─── Source material

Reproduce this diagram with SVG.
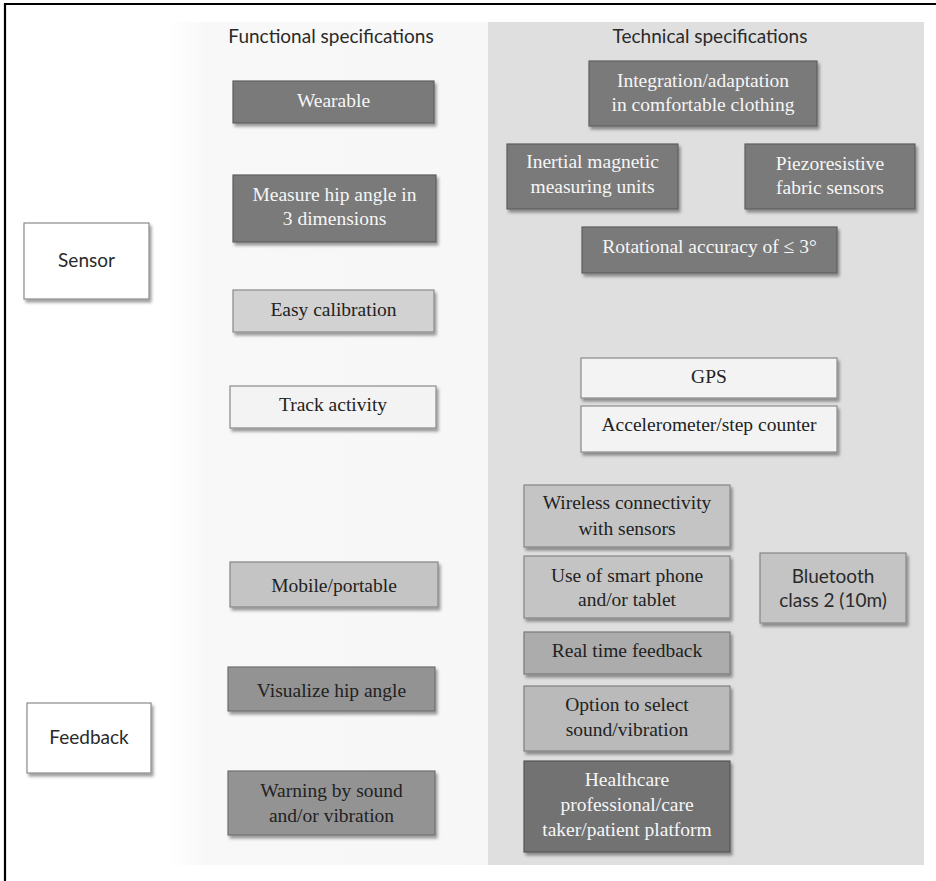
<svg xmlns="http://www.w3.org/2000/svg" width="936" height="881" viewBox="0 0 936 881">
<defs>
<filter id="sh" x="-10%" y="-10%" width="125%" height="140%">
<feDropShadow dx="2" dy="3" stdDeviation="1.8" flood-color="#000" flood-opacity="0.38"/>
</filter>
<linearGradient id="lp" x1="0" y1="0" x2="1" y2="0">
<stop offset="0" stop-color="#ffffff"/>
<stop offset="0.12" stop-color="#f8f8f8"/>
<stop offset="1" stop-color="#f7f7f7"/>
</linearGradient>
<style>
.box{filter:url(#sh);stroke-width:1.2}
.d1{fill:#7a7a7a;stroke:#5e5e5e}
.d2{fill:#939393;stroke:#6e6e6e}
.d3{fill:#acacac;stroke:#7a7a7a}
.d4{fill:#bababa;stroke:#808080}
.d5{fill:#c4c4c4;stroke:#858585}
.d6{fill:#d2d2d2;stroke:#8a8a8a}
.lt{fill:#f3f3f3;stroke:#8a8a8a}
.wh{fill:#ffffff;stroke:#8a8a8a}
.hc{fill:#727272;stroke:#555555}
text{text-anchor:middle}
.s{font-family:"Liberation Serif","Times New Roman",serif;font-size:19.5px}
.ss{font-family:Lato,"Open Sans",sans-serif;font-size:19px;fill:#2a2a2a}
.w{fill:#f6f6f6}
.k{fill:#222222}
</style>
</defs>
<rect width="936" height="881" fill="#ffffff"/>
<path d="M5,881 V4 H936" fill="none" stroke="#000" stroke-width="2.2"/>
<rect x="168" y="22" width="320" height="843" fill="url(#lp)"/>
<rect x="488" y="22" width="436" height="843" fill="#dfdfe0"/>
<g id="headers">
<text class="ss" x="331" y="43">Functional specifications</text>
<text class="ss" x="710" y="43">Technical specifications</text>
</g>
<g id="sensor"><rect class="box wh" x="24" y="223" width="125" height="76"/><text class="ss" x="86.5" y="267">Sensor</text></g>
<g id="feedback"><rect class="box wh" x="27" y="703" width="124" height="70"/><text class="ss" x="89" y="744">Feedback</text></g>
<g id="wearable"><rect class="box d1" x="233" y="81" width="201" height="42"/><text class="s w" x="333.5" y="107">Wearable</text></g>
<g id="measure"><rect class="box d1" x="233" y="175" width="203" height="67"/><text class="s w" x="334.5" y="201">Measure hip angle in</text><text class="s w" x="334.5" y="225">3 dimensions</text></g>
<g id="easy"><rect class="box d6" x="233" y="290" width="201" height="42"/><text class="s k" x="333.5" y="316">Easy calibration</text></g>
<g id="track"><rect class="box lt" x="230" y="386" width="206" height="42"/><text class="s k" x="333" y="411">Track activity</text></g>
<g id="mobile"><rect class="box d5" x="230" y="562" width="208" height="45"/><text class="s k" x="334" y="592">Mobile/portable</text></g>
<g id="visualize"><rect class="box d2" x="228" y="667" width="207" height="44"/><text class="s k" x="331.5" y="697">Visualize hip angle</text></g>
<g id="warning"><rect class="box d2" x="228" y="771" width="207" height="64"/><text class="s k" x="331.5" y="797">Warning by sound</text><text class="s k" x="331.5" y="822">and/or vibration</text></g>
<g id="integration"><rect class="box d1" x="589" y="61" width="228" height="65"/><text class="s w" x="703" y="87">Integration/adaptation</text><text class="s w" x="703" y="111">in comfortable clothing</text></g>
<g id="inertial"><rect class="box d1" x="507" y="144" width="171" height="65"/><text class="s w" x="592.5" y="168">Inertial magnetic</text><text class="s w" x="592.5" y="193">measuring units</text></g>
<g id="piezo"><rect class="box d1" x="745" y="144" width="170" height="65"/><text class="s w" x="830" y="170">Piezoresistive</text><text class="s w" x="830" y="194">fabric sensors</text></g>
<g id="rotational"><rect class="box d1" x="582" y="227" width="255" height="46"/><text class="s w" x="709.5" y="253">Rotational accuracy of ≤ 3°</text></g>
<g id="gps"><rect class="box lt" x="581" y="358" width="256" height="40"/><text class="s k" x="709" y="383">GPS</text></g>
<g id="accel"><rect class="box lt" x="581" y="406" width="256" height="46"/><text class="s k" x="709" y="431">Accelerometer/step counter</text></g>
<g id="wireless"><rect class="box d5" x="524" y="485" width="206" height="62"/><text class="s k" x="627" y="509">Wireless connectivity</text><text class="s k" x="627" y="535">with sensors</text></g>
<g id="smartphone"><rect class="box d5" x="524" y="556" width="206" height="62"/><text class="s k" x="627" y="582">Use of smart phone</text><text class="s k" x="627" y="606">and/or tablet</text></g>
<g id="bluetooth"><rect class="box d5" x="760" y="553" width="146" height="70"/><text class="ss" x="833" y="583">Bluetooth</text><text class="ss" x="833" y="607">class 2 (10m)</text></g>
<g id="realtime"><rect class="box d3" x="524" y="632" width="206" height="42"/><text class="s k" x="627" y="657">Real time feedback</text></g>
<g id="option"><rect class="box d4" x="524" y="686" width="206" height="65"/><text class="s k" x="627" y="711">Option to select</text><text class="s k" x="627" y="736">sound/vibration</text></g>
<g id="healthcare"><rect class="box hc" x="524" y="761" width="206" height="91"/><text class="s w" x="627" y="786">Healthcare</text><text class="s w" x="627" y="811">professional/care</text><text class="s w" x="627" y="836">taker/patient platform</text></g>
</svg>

──────

-- Job --
Leave out the pictures and transcribe everything else exactly.

-- Task answer --
Reproduce this diagram with SVG.
<svg xmlns="http://www.w3.org/2000/svg" width="936" height="881" viewBox="0 0 936 881">
<defs>
<filter id="sh" x="-10%" y="-10%" width="125%" height="140%">
<feDropShadow dx="2" dy="3" stdDeviation="1.8" flood-color="#000" flood-opacity="0.38"/>
</filter>
<linearGradient id="lp" x1="0" y1="0" x2="1" y2="0">
<stop offset="0" stop-color="#ffffff"/>
<stop offset="0.12" stop-color="#f8f8f8"/>
<stop offset="1" stop-color="#f7f7f7"/>
</linearGradient>
<style>
.box{filter:url(#sh);stroke-width:1.2}
.d1{fill:#7a7a7a;stroke:#5e5e5e}
.d2{fill:#939393;stroke:#6e6e6e}
.d3{fill:#acacac;stroke:#7a7a7a}
.d4{fill:#bababa;stroke:#808080}
.d5{fill:#c4c4c4;stroke:#858585}
.d6{fill:#d2d2d2;stroke:#8a8a8a}
.lt{fill:#f3f3f3;stroke:#8a8a8a}
.wh{fill:#ffffff;stroke:#8a8a8a}
.hc{fill:#727272;stroke:#555555}
text{text-anchor:middle}
.s{font-family:"Liberation Serif","Times New Roman",serif;font-size:19.5px}
.ss{font-family:Lato,"Open Sans",sans-serif;font-size:19px;fill:#2a2a2a}
.w{fill:#f6f6f6}
.k{fill:#222222}
</style>
</defs>
<rect width="936" height="881" fill="#ffffff"/>
<path d="M5,881 V4 H936" fill="none" stroke="#000" stroke-width="2.2"/>
<rect x="168" y="22" width="320" height="843" fill="url(#lp)"/>
<rect x="488" y="22" width="436" height="843" fill="#dfdfe0"/>
<g id="headers">
<text class="ss" x="331" y="43">Functional specifications</text>
<text class="ss" x="710" y="43">Technical specifications</text>
</g>
<g id="sensor"><rect class="box wh" x="24" y="223" width="125" height="76"/><text class="ss" x="86.5" y="267">Sensor</text></g>
<g id="feedback"><rect class="box wh" x="27" y="703" width="124" height="70"/><text class="ss" x="89" y="744">Feedback</text></g>
<g id="wearable"><rect class="box d1" x="233" y="81" width="201" height="42"/><text class="s w" x="333.5" y="107">Wearable</text></g>
<g id="measure"><rect class="box d1" x="233" y="175" width="203" height="67"/><text class="s w" x="334.5" y="201">Measure hip angle in</text><text class="s w" x="334.5" y="225">3 dimensions</text></g>
<g id="easy"><rect class="box d6" x="233" y="290" width="201" height="42"/><text class="s k" x="333.5" y="316">Easy calibration</text></g>
<g id="track"><rect class="box lt" x="230" y="386" width="206" height="42"/><text class="s k" x="333" y="411">Track activity</text></g>
<g id="mobile"><rect class="box d5" x="230" y="562" width="208" height="45"/><text class="s k" x="334" y="592">Mobile/portable</text></g>
<g id="visualize"><rect class="box d2" x="228" y="667" width="207" height="44"/><text class="s k" x="331.5" y="697">Visualize hip angle</text></g>
<g id="warning"><rect class="box d2" x="228" y="771" width="207" height="64"/><text class="s k" x="331.5" y="797">Warning by sound</text><text class="s k" x="331.5" y="822">and/or vibration</text></g>
<g id="integration"><rect class="box d1" x="589" y="61" width="228" height="65"/><text class="s w" x="703" y="87">Integration/adaptation</text><text class="s w" x="703" y="111">in comfortable clothing</text></g>
<g id="inertial"><rect class="box d1" x="507" y="144" width="171" height="65"/><text class="s w" x="592.5" y="168">Inertial magnetic</text><text class="s w" x="592.5" y="193">measuring units</text></g>
<g id="piezo"><rect class="box d1" x="745" y="144" width="170" height="65"/><text class="s w" x="830" y="170">Piezoresistive</text><text class="s w" x="830" y="194">fabric sensors</text></g>
<g id="rotational"><rect class="box d1" x="582" y="227" width="255" height="46"/><text class="s w" x="709.5" y="253">Rotational accuracy of ≤ 3°</text></g>
<g id="gps"><rect class="box lt" x="581" y="358" width="256" height="40"/><text class="s k" x="709" y="383">GPS</text></g>
<g id="accel"><rect class="box lt" x="581" y="406" width="256" height="46"/><text class="s k" x="709" y="431">Accelerometer/step counter</text></g>
<g id="wireless"><rect class="box d5" x="524" y="485" width="206" height="62"/><text class="s k" x="627" y="509">Wireless connectivity</text><text class="s k" x="627" y="535">with sensors</text></g>
<g id="smartphone"><rect class="box d5" x="524" y="556" width="206" height="62"/><text class="s k" x="627" y="582">Use of smart phone</text><text class="s k" x="627" y="606">and/or tablet</text></g>
<g id="bluetooth"><rect class="box d5" x="760" y="553" width="146" height="70"/><text class="ss" x="833" y="583">Bluetooth</text><text class="ss" x="833" y="607">class 2 (10m)</text></g>
<g id="realtime"><rect class="box d3" x="524" y="632" width="206" height="42"/><text class="s k" x="627" y="657">Real time feedback</text></g>
<g id="option"><rect class="box d4" x="524" y="686" width="206" height="65"/><text class="s k" x="627" y="711">Option to select</text><text class="s k" x="627" y="736">sound/vibration</text></g>
<g id="healthcare"><rect class="box hc" x="524" y="761" width="206" height="91"/><text class="s w" x="627" y="786">Healthcare</text><text class="s w" x="627" y="811">professional/care</text><text class="s w" x="627" y="836">taker/patient platform</text></g>
</svg>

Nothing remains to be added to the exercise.